In a refreshing reminder that we are adults (and occasionally treated accordingly), we had homework due today that we were simply trusted to have completed. We then had an intelligent student led discussion of the answers, with the people who researched the most complete responses to questions supplementing the answers of others. A smidge of my faith in my fellow classmates has been restored.
TIL: Sickle cell anemia is caused by the substitution of one amino acid (the building blocks of proteins) for another in the beta globin subunit of hemoglobin (the protein in red blood cells that carries oxygen from your lungs to your tissues). The mutant hemoglobin can bind with other hemoglobin proteins, resulting in polymerization. These aggregations of hemoglobin cause the red blood cells (RBCs) to become deformed (hence the sickle cell name) and get stuck in the narrow capillary blood vessels of the body. The tissues become deoxygenated due to the RBCs piling up causing damage and pain.

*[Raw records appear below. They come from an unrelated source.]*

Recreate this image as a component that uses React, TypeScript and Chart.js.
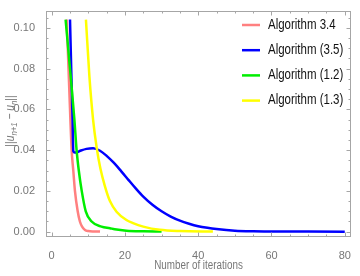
import React, { useEffect, useRef } from "react";
import { Chart, registerables } from "chart.js";

Chart.register(...registerables);

// ---- data ----
const seriesLabels = ["Algorithm 3.4", "Algorithm (3.5)", "Algorithm (1.2)", "Algorithm (1.3)"];

const alg34X = [4.1, 4.8, 5.45, 5.9, 6.35, 7.1, 7.7, 8.3, 9.1, 10, 11.5, 13.2];
const alg34Y = [0.104, 0.07, 0.04, 0.03, 0.02, 0.01, 0.005, 0.0025, 0.0008, 0.0003, 0.0001, 0.00005];

const alg35X = [5.0, 5.4, 5.7, 5.9, 6.3, 6.8, 8, 9.5, 11.3, 13.2, 15, 17, 19, 21, 23, 25, 27.5, 30, 32.5, 35, 37.5, 40, 42.5, 45, 50, 55, 60, 70, 80];
const alg35Y = [0.104, 0.075, 0.055, 0.0395, 0.0388, 0.0389, 0.0398, 0.0406, 0.0409, 0.0397, 0.0372, 0.0337, 0.0296, 0.0253, 0.0211, 0.0172, 0.0132, 0.01, 0.0074, 0.0054, 0.0039, 0.0027, 0.0019, 0.0013, 0.0005, 0.0002, 0.0001, 0.00005, 0.00002];

const alg12X = [3.8, 5.0, 6.2, 6.8, 7.4, 8.2, 9.3, 10.9, 13.6, 15.9, 17.2, 20.4, 25, 30];
const alg12Y = [0.104, 0.08, 0.055, 0.04, 0.03, 0.02, 0.01, 0.005, 0.0025, 0.0017, 0.0012, 0.0005, 0.0002, 0.0001];

const alg13X = [9.35, 10.3, 11.3, 12.3, 13.3, 14.5, 15.9, 17.7, 20.4, 22.2, 25, 29.5, 35, 44];
const alg13Y = [0.104, 0.076, 0.055, 0.041, 0.031, 0.0225, 0.015, 0.0098, 0.0057, 0.0042, 0.0025, 0.0009, 0.0003, 0.0001];

const xTickValues = [0, 20, 40, 60, 80];
const yTickValues = [0, 0.02, 0.04, 0.06, 0.08, 0.1];

const xTitle = "Number of iterations";

// ---- styles ----
const colors = ["#ff8080", "#0000ff", "#00ee00", "#ffff00"];
const FONT = "'Liberation Sans', Arial, sans-serif";
const frameColor = "#a6a6a6";
const labelColor = "#777777";
const CONDENSE = 0.82;

const toPoints = (xs: number[], ys: number[]) => xs.map((x, i) => ({ x, y: ys[i] }));

const framePlugin = {
  id: "frameTicks",
  afterDraw(chart: any) {
    const { ctx, chartArea } = chart;
    const xs = chart.scales.x;
    const ys = chart.scales.y;
    const { left, right, top, bottom } = chartArea;
    ctx.save();
    ctx.strokeStyle = frameColor;
    ctx.lineWidth = 1;
    ctx.strokeRect(left + 0.5, top + 0.5, right - left - 1, bottom - top - 1);
    ctx.beginPath();
    for (let v = 0; v <= 80; v += 5) {
      const px = Math.round(xs.getPixelForValue(v)) + 0.5;
      const len = v % 20 === 0 ? 4.5 : 2.5;
      ctx.moveTo(px, bottom);
      ctx.lineTo(px, bottom - len);
      ctx.moveTo(px, top);
      ctx.lineTo(px, top + len);
    }
    for (let k = 0; k <= 21; k++) {
      const v = k * 0.005;
      const py = Math.round(ys.getPixelForValue(v)) + 0.5;
      const len = k % 4 === 0 ? 4.5 : 2.5;
      ctx.moveTo(left, py);
      ctx.lineTo(left + len, py);
      ctx.moveTo(right, py);
      ctx.lineTo(right - len, py);
    }
    ctx.stroke();
    ctx.restore();

    // x title (condensed)
    ctx.save();
    ctx.fillStyle = labelColor;
    ctx.font = `12px ${FONT}`;
    ctx.textAlign = "center";
    ctx.textBaseline = "middle";
    ctx.translate((left + right) / 2, bottom + 29);
    ctx.scale(CONDENSE, 1);
    ctx.fillText(xTitle, 0, 0);
    ctx.restore();

    // y title: ||u_{n+1} - u_n||
    ctx.save();
    ctx.fillStyle = labelColor;
    ctx.translate(10, (top + bottom) / 2 - 3);
    ctx.rotate(-Math.PI / 2);
    ctx.scale(CONDENSE, 1);
    const parts: { t: string; sub?: boolean; it?: boolean }[] = [
      { t: "||" },
      { t: "u", it: true },
      { t: "n+1", sub: true, it: true },
      { t: " \u2212 " },
      { t: "u", it: true },
      { t: "n", sub: true, it: true },
      { t: "||" },
    ];
    const fontOf = (p: any) => `${p.it ? "italic " : ""}${p.sub ? 9.5 : 12.5}px ${FONT}`;
    let total = 0;
    for (const p of parts) {
      ctx.font = fontOf(p);
      total += ctx.measureText(p.t).width;
    }
    let cx = -total / 2;
    ctx.textAlign = "left";
    ctx.textBaseline = "alphabetic";
    for (const p of parts) {
      ctx.font = fontOf(p);
      ctx.fillText(p.t, cx, p.sub ? 6.5 : 4);
      cx += ctx.measureText(p.t).width;
    }
    ctx.restore();

    // legend inside plot
    ctx.save();
    ctx.textBaseline = "middle";
    ctx.textAlign = "left";
    chart.data.datasets.forEach((ds: any, i: number) => {
      const y = top + 14 + i * 25.2;
      ctx.strokeStyle = ds.borderColor;
      ctx.lineWidth = 2.5;
      ctx.beginPath();
      ctx.moveTo(right - 109, y);
      ctx.lineTo(right - 91, y);
      ctx.stroke();
      ctx.save();
      ctx.translate(right - 83, y);
      ctx.scale(CONDENSE, 1);
      ctx.font = `14px ${FONT}`;
      ctx.fillStyle = "#111";
      ctx.fillText(ds.label, 0, 0);
      ctx.restore();
    });
    ctx.restore();
  },
};

export default function App() {
  const ref = useRef<HTMLCanvasElement>(null);
  useEffect(() => {
    if (!ref.current) return;
    const xsArr = [alg34X, alg35X, alg12X, alg13X];
    const ysArr = [alg34Y, alg35Y, alg12Y, alg13Y];
    const chart = new Chart(ref.current, {
      type: "line",
      data: {
        datasets: seriesLabels.map((label, i) => ({
          label,
          data: toPoints(xsArr[i], ysArr[i]),
          borderColor: colors[i],
          backgroundColor: colors[i],
          borderWidth: 2.5,
          pointRadius: 0,
          cubicInterpolationMode: "monotone" as const,
          fill: false,
          order: 3 - i,
        })),
      },
      options: {
        responsive: false,
        animation: false,
        devicePixelRatio: 1,
        layout: { padding: { top: 11, right: 9, left: 0, bottom: 0 } },
        plugins: { legend: { display: false }, tooltip: { enabled: false } },
        scales: {
          x: {
            type: "linear",
            min: -1.55,
            max: 81.7,
            grid: { display: false },
            border: { display: false },
            afterFit: (s: any) => { s.height = 39; },
            afterBuildTicks: (s: any) => { s.ticks = xTickValues.map((v) => ({ value: v })); },
            ticks: {
              padding: 4,
              color: labelColor,
              font: { family: FONT, size: 11 },
              maxRotation: 0,
              callback: (v: any) => String(v),
            },
          },
          y: {
            type: "linear",
            min: -0.0026,
            max: 0.1082,
            grid: { display: false },
            border: { display: false },
            afterFit: (s: any) => { s.width = 46; },
            afterBuildTicks: (s: any) => { s.ticks = yTickValues.map((v) => ({ value: v })); },
            ticks: {
              padding: 3,
              color: labelColor,
              font: { family: FONT, size: 11 },
              callback: (v: any) => Number(v).toFixed(2),
            },
          },
        },
      },
      plugins: [framePlugin],
    });
    return () => chart.destroy();
  }, []);
  return (
    <div style={{ position: "absolute", left: 0, top: 0, width: 360, height: 276, background: "#fff" }}>
      <canvas ref={ref} width={360} height={276} />
    </div>
  );
}
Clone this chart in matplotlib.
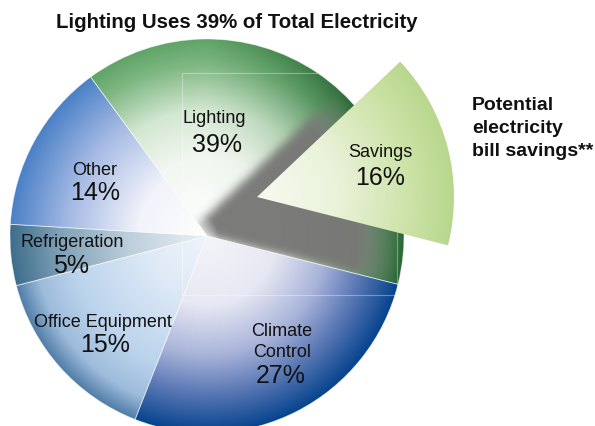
import numpy as np
import matplotlib
matplotlib.use('Agg')
import matplotlib.pyplot as plt
from matplotlib.patches import Wedge, Circle, Rectangle
from matplotlib.colors import to_rgb

plt.rcParams['font.family'] = ['Liberation Sans', 'DejaVu Sans']

# data
categories = ['Other', 'Refrigeration', 'Office Equipment', 'Climate Control', 'Lighting']
shares = [14, 5, 15, 27, 39]
savings_share = 16
start_angle = 126.2

title = 'Lighting Uses 39% of Total Electricity'
side_note = ['Potential', 'electricity', 'bill savings**']

# layout (pixel space, y up)
W, H = 595, 427
cx, cy, R = 207, 190, 197
sav_dx, sav_dy = 50, 39
shd_dx, shd_dy = -17, 4

fig = plt.figure(figsize=(W / 100, H / 100), dpi=100)
ax = fig.add_axes([0, 0, 1, 1])
ax.set_xlim(0, W)
ax.set_ylim(0, H)
ax.axis('off')

xs = np.arange(W) + 0.5
ys = np.arange(H) + 0.5
X, Y = np.meshgrid(xs, ys)
rr = np.hypot(X - cx, Y - cy)
rn = rr / R
ang = np.degrees(np.arctan2(Y - cy, X - cx))


def ramp(stops, t):
    pos = [s[0] for s in stops]
    cols = np.array([to_rgb(s[1]) for s in stops])
    return np.stack([np.interp(t, pos, cols[:, k]) for k in range(3)], -1)


def blur2d(img, sig):
    n = int(sig * 4)
    k = np.exp(-np.arange(-n, n + 1) ** 2 / (2 * sig ** 2))
    k /= k.sum()
    out = np.array([np.convolve(row, k, mode='same') for row in img])
    return np.array([np.convolve(col, k, mode='same') for col in out.T]).T


grads = {
    'Other': [(0, '#ffffff'), (0.35, '#f2f3fb'), (0.7, '#a6bbe4'), (1, '#4a80c6')],
    'Refrigeration': [(0, '#eaf0f4'), (0.4, '#bccfdb'), (0.75, '#7fa1b7'), (1, '#3e6d8b')],
    'Office Equipment': [(0, '#f0f4fb'), (0.3, '#dfeaf6'), (0.7, '#bad3ec'),
                         (0.88, '#9dbbdb'), (1, '#4f7ca6')],
    'Climate Control': [(0, '#f4f4f9'), (0.35, '#e7e8f3'), (0.6, '#aab5da'),
                        (0.8, '#5977b4'), (1, '#05438d')],
}
light_top = [(0, '#ffffff'), (0.4, '#f2f7f1'), (0.64, '#d3e7d1'), (0.87, '#7fb783'), (1, '#5fa466')]
light_dark = [(0, '#ffffff'), (0.4, '#e9f1e7'), (0.64, '#a8caa8'), (0.87, '#4b8c56'), (1, '#2a6636')]

pie_clip = Circle((cx, cy), R, facecolor='none', edgecolor='none')
ax.add_patch(pie_clip)

theta = start_angle
light_wedge = None
for name, val in zip(categories, shares):
    span = val * 3.6
    w = Wedge((cx, cy), R, theta, theta + span, facecolor='none',
              edgecolor=(1, 1, 1, 0.5), lw=0.6, zorder=3)
    ax.add_patch(w)
    if name == 'Lighting':
        k = np.clip((ang - 40) / 50, 0, 1)[..., None]
        rgb = ramp(light_dark, rn) * (1 - k) + ramp(light_top, rn) * k
        light_wedge = w
        light_start = theta
    else:
        rgb = ramp(grads[name], rn)
    im = ax.imshow(rgb, extent=(0, W, 0, H), origin='lower', zorder=1,
                   interpolation='bilinear')
    im.set_clip_path(w)
    theta += span

# shadow left where the savings slice was pulled out
sav_t1 = light_start
sav_t2 = light_start + savings_share * 3.6
scx_, scy_ = cx + shd_dx, cy + shd_dy
ang_s = np.degrees(np.arctan2(Y - scy_, X - scx_))
inside = ((ang_s - sav_t1) % 360) <= (sav_t2 - sav_t1)
mask = blur2d(inside.astype(float), 4.5)
mask *= np.clip((195 - rr) / 45, 0, 1)
glow = np.hypot(X - 193, Y - (H - 238))
mask *= np.clip((glow - 4) / 22, 0, 1)
shadow = np.zeros((H, W, 4))
shadow[..., :3] = to_rgb('#777775')
shadow[..., 3] = np.clip(mask * 0.97, 0, 1)
sh = ax.imshow(shadow, extent=(0, W, 0, H), origin='lower', zorder=2,
               interpolation='bilinear')
sh.set_clip_path(light_wedge)

# faint frame artifact
rect = Rectangle((182, H - 296), 397 - 182, 296 - 74, fill=False,
                 edgecolor=(1, 1, 1, 0.35), lw=0.8, zorder=4)
ax.add_patch(rect)
rect.set_clip_path(pie_clip)

# exploded savings slice
scx, scy = cx + sav_dx, cy + sav_dy
sav = Wedge((scx, scy), R, sav_t1, sav_t2, facecolor='none', edgecolor='none', zorder=5)
ax.add_patch(sav)
rs = np.hypot(X - scx, Y - scy) / R
sav_rgb = ramp([(0, '#f7faf0'), (0.4, '#ebf3db'), (0.75, '#cfe4ab'), (1, '#b8d78c')], rs)
si = ax.imshow(sav_rgb, extent=(0, W, 0, H), origin='lower', zorder=5,
               interpolation='bilinear')
si.set_clip_path(sav)

# labels
tc = '#111111'
lab = dict(ha='center', va='baseline', color=tc, fontsize=13, zorder=10)
pct = dict(ha='center', va='baseline', color=tc, fontsize=18, zorder=10)

label_pos = {
    'Lighting': (214, 123, 217, 152),
    'Other': (95, 175, 95, 200),
    'Refrigeration': (72, 247, 71, 273),
    'Office Equipment': (103, 327, 105, 352),
}
for name, val in zip(categories, shares):
    if name in label_pos:
        lx, ly, px, py = label_pos[name]
        ax.text(lx, H - ly, name, **lab)
        ax.text(px, H - py, f'{val}%', **pct)

ax.text(282, H - 336, 'Climate', **lab)
ax.text(282, H - 357, 'Control', **lab)
ax.text(281, H - 383, f'{shares[3]}%', **pct)

ax.text(380, H - 157, 'Savings', **lab)
ax.text(380, H - 185, f'{savings_share}%', **pct)

ax.text(237, H - 28, title, ha='center', va='baseline', fontsize=14.7,
        fontweight='bold', color=tc)
for i, line in enumerate(side_note):
    ax.text(472, H - 110 - 23 * i, line, ha='left', va='baseline', fontsize=14,
            fontweight='bold', color=tc)

fig.savefig('out.png', dpi=100)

The body also quickly attacks these sickle cells in the spleen, the body's quality control center for blood cells resulting in anemia and the bone marrow can't replenish RBCs fast enough. The spleen often gets infected due to damage and overwork from this process.
The only cure is a bone marrow transplant, which replaces the stem cells that create the mutant RBCs. Other treatment options include blood transfusions (to swap out bad cells for good), antibiotics (to fight infection in the spleen), erythropoietin (to spur RBC production to combat the anemia), and the administration of the anti-tumor drug hydroxyurea which promotes the production of fetal hemoglobin (which cannot aggregate like the mutant adult hemoglobin).